* _Exercise requirements_:
In the material below, find all lines with the string "matplotlib" and copy them.

* _Records for this task_:
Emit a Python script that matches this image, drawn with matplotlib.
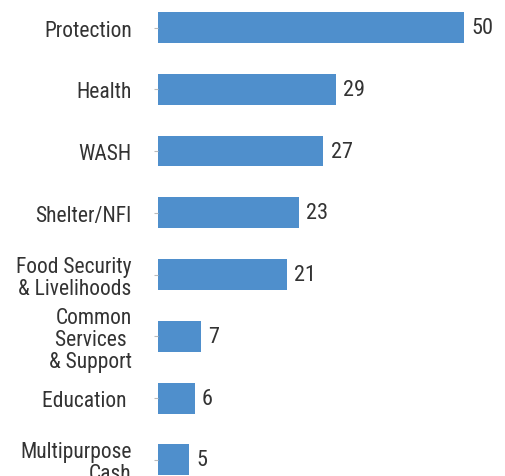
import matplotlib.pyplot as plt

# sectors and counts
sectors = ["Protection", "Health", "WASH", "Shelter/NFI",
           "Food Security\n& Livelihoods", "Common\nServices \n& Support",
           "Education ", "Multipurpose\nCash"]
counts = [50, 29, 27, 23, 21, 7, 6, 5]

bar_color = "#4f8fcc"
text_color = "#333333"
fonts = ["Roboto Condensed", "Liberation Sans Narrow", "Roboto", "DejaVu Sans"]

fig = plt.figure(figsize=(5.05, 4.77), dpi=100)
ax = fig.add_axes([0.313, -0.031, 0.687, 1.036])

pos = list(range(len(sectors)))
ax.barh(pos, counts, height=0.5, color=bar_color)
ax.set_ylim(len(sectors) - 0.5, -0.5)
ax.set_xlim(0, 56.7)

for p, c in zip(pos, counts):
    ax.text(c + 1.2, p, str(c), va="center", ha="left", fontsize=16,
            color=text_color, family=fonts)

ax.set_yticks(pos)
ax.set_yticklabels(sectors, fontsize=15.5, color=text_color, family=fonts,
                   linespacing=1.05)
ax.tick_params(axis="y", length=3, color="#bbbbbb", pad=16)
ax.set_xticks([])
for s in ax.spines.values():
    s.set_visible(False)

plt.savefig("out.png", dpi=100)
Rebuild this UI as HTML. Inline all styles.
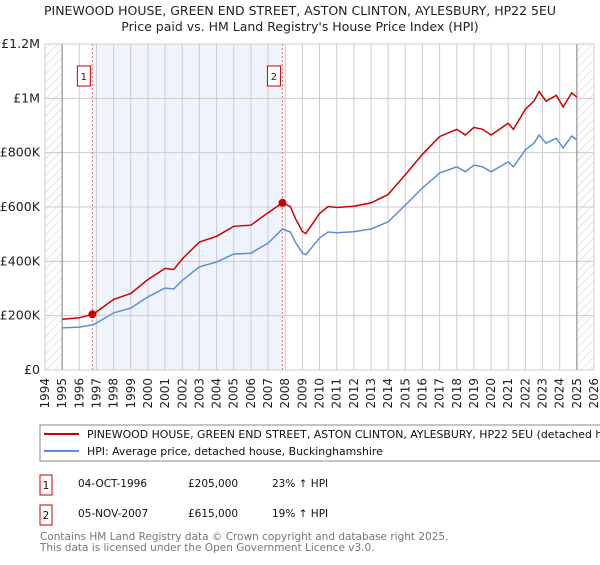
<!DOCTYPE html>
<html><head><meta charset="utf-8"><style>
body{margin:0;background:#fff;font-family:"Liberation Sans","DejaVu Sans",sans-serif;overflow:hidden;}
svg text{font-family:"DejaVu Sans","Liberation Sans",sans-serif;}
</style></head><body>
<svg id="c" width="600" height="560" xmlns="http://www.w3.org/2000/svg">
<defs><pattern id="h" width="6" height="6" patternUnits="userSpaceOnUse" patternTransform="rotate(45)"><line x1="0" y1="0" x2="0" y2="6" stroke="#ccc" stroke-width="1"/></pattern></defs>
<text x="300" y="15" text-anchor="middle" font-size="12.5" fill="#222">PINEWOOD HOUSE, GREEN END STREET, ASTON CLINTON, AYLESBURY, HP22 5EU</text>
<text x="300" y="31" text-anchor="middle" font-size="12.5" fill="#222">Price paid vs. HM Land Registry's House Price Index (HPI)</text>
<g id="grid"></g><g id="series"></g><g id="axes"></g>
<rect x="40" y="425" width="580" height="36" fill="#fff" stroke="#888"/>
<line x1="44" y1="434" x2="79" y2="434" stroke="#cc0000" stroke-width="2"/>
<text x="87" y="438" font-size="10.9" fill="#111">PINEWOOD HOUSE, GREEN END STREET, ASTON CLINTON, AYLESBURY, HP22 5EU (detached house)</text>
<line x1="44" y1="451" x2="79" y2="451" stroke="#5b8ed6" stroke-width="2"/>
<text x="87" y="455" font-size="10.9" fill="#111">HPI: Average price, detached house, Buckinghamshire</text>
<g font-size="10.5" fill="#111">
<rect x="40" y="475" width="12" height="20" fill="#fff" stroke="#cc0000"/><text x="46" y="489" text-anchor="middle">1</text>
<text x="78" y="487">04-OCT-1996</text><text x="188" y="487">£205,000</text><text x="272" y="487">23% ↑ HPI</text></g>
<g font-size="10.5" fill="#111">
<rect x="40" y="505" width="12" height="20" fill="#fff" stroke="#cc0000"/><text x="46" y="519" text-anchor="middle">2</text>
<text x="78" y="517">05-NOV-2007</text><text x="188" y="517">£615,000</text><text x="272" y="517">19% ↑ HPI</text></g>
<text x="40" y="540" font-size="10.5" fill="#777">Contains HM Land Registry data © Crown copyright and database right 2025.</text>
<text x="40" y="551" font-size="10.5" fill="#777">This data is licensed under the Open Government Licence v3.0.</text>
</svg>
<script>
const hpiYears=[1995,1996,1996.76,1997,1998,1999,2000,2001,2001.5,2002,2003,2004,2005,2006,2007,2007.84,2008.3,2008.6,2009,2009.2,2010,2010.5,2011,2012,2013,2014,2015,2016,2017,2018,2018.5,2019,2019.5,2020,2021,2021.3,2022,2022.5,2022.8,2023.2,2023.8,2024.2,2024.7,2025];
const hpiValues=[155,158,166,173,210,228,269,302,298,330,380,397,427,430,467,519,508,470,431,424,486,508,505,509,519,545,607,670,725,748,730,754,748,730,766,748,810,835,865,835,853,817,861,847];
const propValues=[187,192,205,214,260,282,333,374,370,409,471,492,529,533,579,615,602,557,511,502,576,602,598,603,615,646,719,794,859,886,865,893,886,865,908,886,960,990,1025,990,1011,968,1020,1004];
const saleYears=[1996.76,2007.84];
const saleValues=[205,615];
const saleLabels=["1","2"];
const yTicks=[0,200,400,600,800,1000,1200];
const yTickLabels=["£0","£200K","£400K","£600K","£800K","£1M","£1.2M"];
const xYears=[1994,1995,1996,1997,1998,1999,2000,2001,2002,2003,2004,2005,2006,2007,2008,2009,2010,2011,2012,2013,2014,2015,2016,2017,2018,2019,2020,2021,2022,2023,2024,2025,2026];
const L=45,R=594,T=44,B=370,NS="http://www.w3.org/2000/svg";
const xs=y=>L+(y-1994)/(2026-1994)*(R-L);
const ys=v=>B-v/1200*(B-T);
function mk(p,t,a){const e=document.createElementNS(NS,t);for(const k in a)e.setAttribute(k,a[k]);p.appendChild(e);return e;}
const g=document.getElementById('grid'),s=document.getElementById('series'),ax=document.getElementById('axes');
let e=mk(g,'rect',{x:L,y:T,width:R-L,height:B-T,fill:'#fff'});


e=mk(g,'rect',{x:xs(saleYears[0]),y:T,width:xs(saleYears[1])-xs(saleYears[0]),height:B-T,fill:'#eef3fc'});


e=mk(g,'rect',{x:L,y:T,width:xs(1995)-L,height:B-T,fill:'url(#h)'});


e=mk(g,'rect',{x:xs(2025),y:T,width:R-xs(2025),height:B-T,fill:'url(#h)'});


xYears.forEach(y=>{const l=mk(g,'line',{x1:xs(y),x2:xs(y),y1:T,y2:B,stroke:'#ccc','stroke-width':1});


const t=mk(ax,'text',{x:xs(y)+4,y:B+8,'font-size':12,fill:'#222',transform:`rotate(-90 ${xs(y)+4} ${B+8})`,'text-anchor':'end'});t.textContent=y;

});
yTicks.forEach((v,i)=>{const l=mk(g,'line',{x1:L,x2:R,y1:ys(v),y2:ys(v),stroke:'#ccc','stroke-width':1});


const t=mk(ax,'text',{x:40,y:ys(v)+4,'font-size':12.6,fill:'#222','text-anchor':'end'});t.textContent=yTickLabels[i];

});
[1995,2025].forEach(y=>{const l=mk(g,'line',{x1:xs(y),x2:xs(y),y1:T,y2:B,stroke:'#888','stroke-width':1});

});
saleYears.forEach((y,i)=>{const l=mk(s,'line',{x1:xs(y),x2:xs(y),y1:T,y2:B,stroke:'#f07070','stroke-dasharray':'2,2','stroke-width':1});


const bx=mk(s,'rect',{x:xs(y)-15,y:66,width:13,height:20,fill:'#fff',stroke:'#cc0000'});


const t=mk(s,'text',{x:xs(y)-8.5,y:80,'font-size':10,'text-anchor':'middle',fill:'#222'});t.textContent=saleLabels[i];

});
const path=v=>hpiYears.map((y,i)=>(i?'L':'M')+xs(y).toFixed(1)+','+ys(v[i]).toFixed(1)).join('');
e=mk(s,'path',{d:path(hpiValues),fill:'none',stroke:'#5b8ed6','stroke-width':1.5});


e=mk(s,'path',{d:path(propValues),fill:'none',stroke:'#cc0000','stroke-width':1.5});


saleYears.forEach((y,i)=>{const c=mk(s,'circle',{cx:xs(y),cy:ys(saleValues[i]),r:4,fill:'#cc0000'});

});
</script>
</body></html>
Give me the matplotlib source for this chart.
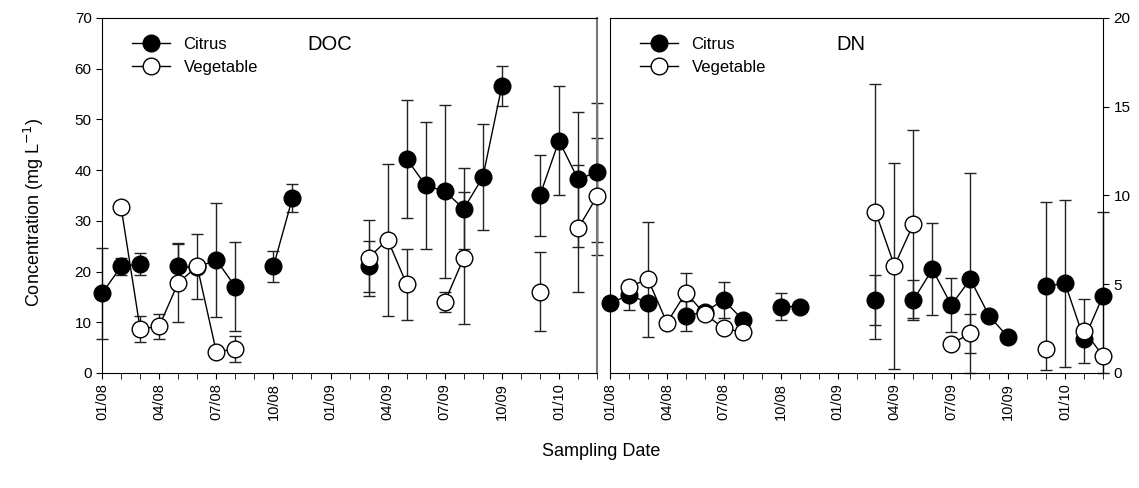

* _Final result_:
Emit a Python script that matches this image, drawn with matplotlib.
import matplotlib.pyplot as plt
Give me the matplotlib source for this chart.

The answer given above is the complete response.